-- Begin Data lines --

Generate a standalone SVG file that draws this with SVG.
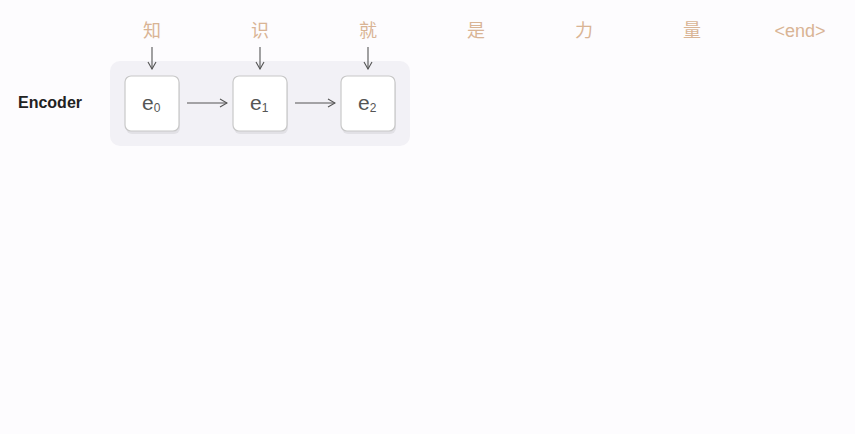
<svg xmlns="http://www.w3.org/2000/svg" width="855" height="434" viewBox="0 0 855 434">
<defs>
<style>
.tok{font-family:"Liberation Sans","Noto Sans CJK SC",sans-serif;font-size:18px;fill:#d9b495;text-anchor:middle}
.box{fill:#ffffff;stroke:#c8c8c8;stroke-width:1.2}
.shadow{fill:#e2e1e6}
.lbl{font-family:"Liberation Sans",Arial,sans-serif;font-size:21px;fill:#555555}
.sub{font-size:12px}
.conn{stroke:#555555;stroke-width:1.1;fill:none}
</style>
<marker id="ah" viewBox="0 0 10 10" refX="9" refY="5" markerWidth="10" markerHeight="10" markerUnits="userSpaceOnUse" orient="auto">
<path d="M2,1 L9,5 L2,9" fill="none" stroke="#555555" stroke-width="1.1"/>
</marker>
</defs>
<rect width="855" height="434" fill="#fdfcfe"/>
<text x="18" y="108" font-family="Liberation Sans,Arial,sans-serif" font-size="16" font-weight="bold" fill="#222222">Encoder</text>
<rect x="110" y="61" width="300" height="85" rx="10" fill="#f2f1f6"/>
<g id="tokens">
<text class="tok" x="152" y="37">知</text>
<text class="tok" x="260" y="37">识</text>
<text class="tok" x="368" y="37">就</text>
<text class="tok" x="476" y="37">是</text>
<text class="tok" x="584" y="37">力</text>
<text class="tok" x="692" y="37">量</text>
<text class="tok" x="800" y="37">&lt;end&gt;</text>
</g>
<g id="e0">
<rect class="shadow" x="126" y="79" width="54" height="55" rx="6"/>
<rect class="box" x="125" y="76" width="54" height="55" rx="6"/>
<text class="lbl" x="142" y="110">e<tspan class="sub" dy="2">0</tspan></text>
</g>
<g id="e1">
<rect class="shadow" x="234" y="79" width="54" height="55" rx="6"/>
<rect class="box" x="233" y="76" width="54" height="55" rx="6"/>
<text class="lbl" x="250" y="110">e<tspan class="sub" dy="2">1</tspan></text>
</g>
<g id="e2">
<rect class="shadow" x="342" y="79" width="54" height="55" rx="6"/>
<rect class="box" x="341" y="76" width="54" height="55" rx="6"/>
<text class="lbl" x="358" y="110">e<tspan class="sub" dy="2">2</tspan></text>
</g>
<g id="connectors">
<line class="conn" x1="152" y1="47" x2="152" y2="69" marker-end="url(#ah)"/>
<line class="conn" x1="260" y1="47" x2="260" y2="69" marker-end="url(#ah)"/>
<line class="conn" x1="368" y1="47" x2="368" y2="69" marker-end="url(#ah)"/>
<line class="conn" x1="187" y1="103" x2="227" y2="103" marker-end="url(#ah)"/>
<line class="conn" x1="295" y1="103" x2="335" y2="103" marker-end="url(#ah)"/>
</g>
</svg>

-- End Data lines --

Retype the data above exactly; pictures are not part of the copy.

Generate a standalone SVG file that draws this with SVG.
<svg xmlns="http://www.w3.org/2000/svg" width="855" height="434" viewBox="0 0 855 434">
<defs>
<style>
.tok{font-family:"Liberation Sans","Noto Sans CJK SC",sans-serif;font-size:18px;fill:#d9b495;text-anchor:middle}
.box{fill:#ffffff;stroke:#c8c8c8;stroke-width:1.2}
.shadow{fill:#e2e1e6}
.lbl{font-family:"Liberation Sans",Arial,sans-serif;font-size:21px;fill:#555555}
.sub{font-size:12px}
.conn{stroke:#555555;stroke-width:1.1;fill:none}
</style>
<marker id="ah" viewBox="0 0 10 10" refX="9" refY="5" markerWidth="10" markerHeight="10" markerUnits="userSpaceOnUse" orient="auto">
<path d="M2,1 L9,5 L2,9" fill="none" stroke="#555555" stroke-width="1.1"/>
</marker>
</defs>
<rect width="855" height="434" fill="#fdfcfe"/>
<text x="18" y="108" font-family="Liberation Sans,Arial,sans-serif" font-size="16" font-weight="bold" fill="#222222">Encoder</text>
<rect x="110" y="61" width="300" height="85" rx="10" fill="#f2f1f6"/>
<g id="tokens">
<text class="tok" x="152" y="37">知</text>
<text class="tok" x="260" y="37">识</text>
<text class="tok" x="368" y="37">就</text>
<text class="tok" x="476" y="37">是</text>
<text class="tok" x="584" y="37">力</text>
<text class="tok" x="692" y="37">量</text>
<text class="tok" x="800" y="37">&lt;end&gt;</text>
</g>
<g id="e0">
<rect class="shadow" x="126" y="79" width="54" height="55" rx="6"/>
<rect class="box" x="125" y="76" width="54" height="55" rx="6"/>
<text class="lbl" x="142" y="110">e<tspan class="sub" dy="2">0</tspan></text>
</g>
<g id="e1">
<rect class="shadow" x="234" y="79" width="54" height="55" rx="6"/>
<rect class="box" x="233" y="76" width="54" height="55" rx="6"/>
<text class="lbl" x="250" y="110">e<tspan class="sub" dy="2">1</tspan></text>
</g>
<g id="e2">
<rect class="shadow" x="342" y="79" width="54" height="55" rx="6"/>
<rect class="box" x="341" y="76" width="54" height="55" rx="6"/>
<text class="lbl" x="358" y="110">e<tspan class="sub" dy="2">2</tspan></text>
</g>
<g id="connectors">
<line class="conn" x1="152" y1="47" x2="152" y2="69" marker-end="url(#ah)"/>
<line class="conn" x1="260" y1="47" x2="260" y2="69" marker-end="url(#ah)"/>
<line class="conn" x1="368" y1="47" x2="368" y2="69" marker-end="url(#ah)"/>
<line class="conn" x1="187" y1="103" x2="227" y2="103" marker-end="url(#ah)"/>
<line class="conn" x1="295" y1="103" x2="335" y2="103" marker-end="url(#ah)"/>
</g>
</svg>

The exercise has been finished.